Sent from my iPhone

> On Jul 20, 2019, at 14:33, Daniel Morante <dan...@morante.net> wrote:
> 
> I've run into the same issue while attempting to port a few JAVA apps that 
> use maven and more recently one that also uses yarn for dependencies.
> 
>> Have a look at the java/eclipse port. It uses a pre-warmed maven
>> repository that is fetched from github.
> While this is indeed a clever solution, it's (in my opinion) not ideal.  

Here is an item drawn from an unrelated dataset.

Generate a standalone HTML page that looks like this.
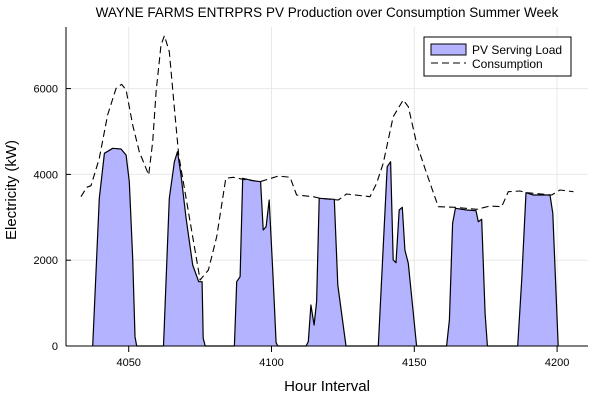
<!DOCTYPE html>
<html><head><meta charset="utf-8"><style>
body{margin:0;background:#fff}
svg{display:block;font-family:"Liberation Sans","DejaVu Sans",sans-serif}
</style></head><body>
<svg id="chart" width="600" height="400">
<text x="327" y="17" text-anchor="middle" font-size="13.5">WAYNE FARMS ENTRPRS PV Production over Consumption Summer Week</text>
<g id="grid"></g>
<g id="marks"></g>
<g id="axes"></g>
<text x="327" y="391" text-anchor="middle" font-size="15">Hour Interval</text>
<text transform="translate(16,190) rotate(-90)" text-anchor="middle" font-size="15">Electricity (kW)</text>
<g>
<rect x="424" y="37" width="147" height="39" fill="#fff" stroke="#000" stroke-width="1"/>
<g>
<rect x="431" y="44" width="35" height="11" fill="#b3b3ff" stroke="#000" stroke-width="1"/>
<text x="472" y="54" font-size="12">PV Serving Load</text></g>
<g>
<line x1="431" y1="63" x2="466" y2="63" stroke="#000" stroke-dasharray="7,4"/>
<text x="472" y="68" font-size="12">Consumption</text></g>
</g>
</svg>
<script>
const consHours=[4033.3,4035.3,4036.8,4039.7,4042.6,4045.6,4047.5,4049.1,4051.4,4053.7,4057.0,4058.4,4059.6,4061.3,4062.5,4064.2,4066.0,4067.5,4075.0,4077.9,4080.8,4084.0,4086.6,4090.1,4096.0,4102.4,4106.5,4108.8,4114.6,4117.0,4123.4,4126.3,4134.5,4136.8,4139.1,4142.6,4146.1,4147.9,4150.8,4154.3,4158.4,4164.3,4171.8,4176.5,4180.6,4182.9,4187.0,4189.4,4198.1,4201.0,4205.7];
const consValues=[3480,3700,3737,4375,5385,6007,6100,5967,5152,4529,3986,4762,5928,7016,7233,6860,5541,4452,1538,1772,2548,3909,3932,3886,3830,3963,3932,3520,3480,3443,3403,3543,3480,3793,4259,5345,5734,5578,4725,4026,3247,3233,3187,3263,3247,3597,3613,3573,3520,3636,3597];
const pvHours=[4037.4,4039.7,4041.5,4044.4,4047.3,4049.1,4050.2,4051.4,4052.2,4052.8,4062.2,4064.2,4066.0,4067.1,4068.3,4070.1,4072.4,4074.5,4075.7,4076.1,4076.8,4087.0,4087.8,4089.0,4089.9,4093.6,4096.2,4097.1,4098.1,4099.2,4100.6,4101.6,4102.2,4112.1,4112.9,4113.8,4114.9,4115.8,4116.7,4122.0,4123.2,4126.1,4137.4,4140.5,4141.7,4142.6,4143.6,4144.7,4145.8,4146.7,4147.9,4150.8,4161.3,4162.3,4163.4,4164.4,4168.3,4171.6,4172.4,4173.6,4174.8,4175.6,4186.2,4187.6,4189.1,4191.7,4197.5,4198.5,4200.4];
const pvValues=[0,3443,4492,4608,4592,4452,3830,2044,217,0,0,3443,4296,4529,3986,2977,1888,1499,1499,179,0,0,1499,1615,3909,3853,3830,2704,2781,3403,1538,77,0,0,100,956,490,1033,3443,3420,1422,0,0,4180,4296,2005,1942,3170,3233,2238,1928,0,0,606,2860,3210,3170,3154,2897,2953,762,0,0,1538,3573,3520,3520,3093,0];
const xTicks=[4050,4100,4150,4200];
const yTicks=[0,2000,4000,6000];

const NS="http://www.w3.org/2000/svg";
const L=66,R=588,T=27,B=346;
const X=h=>128.7+(h-4050)*2.856;
const Y=v=>346-v*0.0429;
function mk(tag,attrs,parent){const e=document.createElementNS(NS,tag);for(const k in attrs)e.setAttribute(k,attrs[k]);parent.appendChild(e);return e;}
const grid=document.getElementById('grid'),axes=document.getElementById('axes'),marks=document.getElementById('marks');
xTicks.forEach(t=>{
  const g=mk('line',{x1:X(t),x2:X(t),y1:T,y2:B,stroke:'#e8e8e8','stroke-width':1},grid);
  
  
  mk('line',{x1:X(t),x2:X(t),y1:B,y2:B+6,stroke:'#000'},axes);
  const tx=mk('text',{x:X(t),y:B+20,'text-anchor':'middle','font-size':11},axes);
  tx.textContent=t;
  
  
});
yTicks.forEach(t=>{
  const g=mk('line',{x1:L,x2:R,y1:Y(t),y2:Y(t),stroke:'#e8e8e8','stroke-width':1},grid);
  
  
  mk('line',{x1:L,x2:L+5,y1:Y(t),y2:Y(t),stroke:'#000'},axes);
  const tx=mk('text',{x:L-8,y:Y(t)+4,'text-anchor':'end','font-size':11},axes);
  tx.textContent=t;
  
  
});
mk('line',{x1:L,x2:L,y1:T,y2:B,stroke:'#000'},axes);
mk('line',{x1:L,x2:R,y1:B,y2:B,stroke:'#000'},axes);

let pts=pvHours.map((h,i)=>X(h).toFixed(1)+','+Y(pvValues[i]).toFixed(1));
const area=mk('polygon',{points:X(pvHours[0])+','+Y(0)+' '+pts.join(' ')+' '+X(pvHours[pvHours.length-1])+','+Y(0),fill:'#b3b3ff',stroke:'none'},marks);


const pvl=mk('polyline',{points:pts.join(' '),fill:'none',stroke:'#000','stroke-width':1.2,'stroke-linejoin':'round'},marks);


const cp=consHours.map((h,i)=>X(h).toFixed(1)+','+Y(consValues[i]).toFixed(1)).join(' ');
const cl=mk('polyline',{points:cp,fill:'none',stroke:'#000','stroke-width':1.1,'stroke-dasharray':'7,4','stroke-linejoin':'round'},marks);


</script>
</body></html>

> Don't take this personally, I applaud you for taking the time and effort in 
> making the Eclipse port.  I use it on my systems.  However, I feel that it's 
> important that I point this out.  There are potential problems with this 
> approach.  Most notably that the source of the dependencies gets changed from 
> the original location.  The consequences could be serious should something 
> happen to your repository.
> 
> This in my opinion is a bigger issue caused by these so called 'modern' 
> package managers that are becoming popular to use (maven, npm, yarn, and 
> composer to name a few).  Historically like what is currently done with perl 
> and python (and to a lesser extent ruby), we would create ports for each of 
> these libraries and let the ports system handle the rest.
> 
> Ideally the FreeBSD ports system should have the needed tooling to fetch 
> these type of dependencies as part of the same process used during the dist 
> files retrieval step.  One method would be for the porter to include the 
> pom.xml, composer.json, and/or package.json files as part of the port 
> skeleton.  The ports system would (using appropriate tools) download the 
> dependencies to 'pre-warm' a local cache as you are doing.  Then set the 
> environment to use the local cache instead of downloading during the build 
> phase.
> 
> I think this may be possible to hack together using the current make targets 
> 'pre-fetch' and 'post-fetch'?  Further thinking about this, having the 
> pom.xml in the skeleton may not even be needed is you can use the post-fetch 
> target?
> 
>> On 7/14/2019 3:21 PM, Matthias Fechner wrote:
>>> Am 14.07.2019 um 00:23 schrieb Jonathan Chen:
>>> Have a look at the java/eclipse port. It uses a pre-warmed maven
>>> repository that is fetched from github.
>>> 
>>> You can create a localised repository that only contains the
>>> dependancies required by the project by specifying:
>>>   -D maven.repo.local=/my/local/repo
>>> 
>>> Once your project builds correctly, you can create a repo as a project
>>> on Github with its contents that can be retrieved with the port for
>>> the build.
>> thanks a lot for this.
>> I'm not fully done with the port, but I was able to get this maven
>> repository to be pushed to github and the port downloads it and
>> compilation works as expected.
>> Thanks a lot for you answer, it helped a lot.
>> 
>> Now I need someone for testing the port, as I do not use it and are
>> therefor I'm not able to test it.
>> 
>> The final step would be to do some clean up a make the port more pretty.
>> 
>> I try later to write a short summary if some one else needs to build a
>> port with maven how it could be done.
>> 
>> Gruß
>> Matthias
>> 
While using a pre-warmed repository does change the source of the dependencies, 
one thing it protects you  from is when a specific version of a needed 
dependency is suddenly removed from the source repo.  I saw this happen too 
many times working the Eclipse port over the years (and thanks Jonathan for 
taking this over) - Eclipse would be released being built against a snapshot 
version of something and two weeks later an official release of that 
‘something’ is pushed out and the snapshot repo is deleted.

And while it way work for simple projects to be able to use the built-in maven 
capability to just resolve and download dependencies (and do nothing else) as a 
single command in the port fetching phases, this might not work for all 
projects - definitely not something as complex as a Eclipse.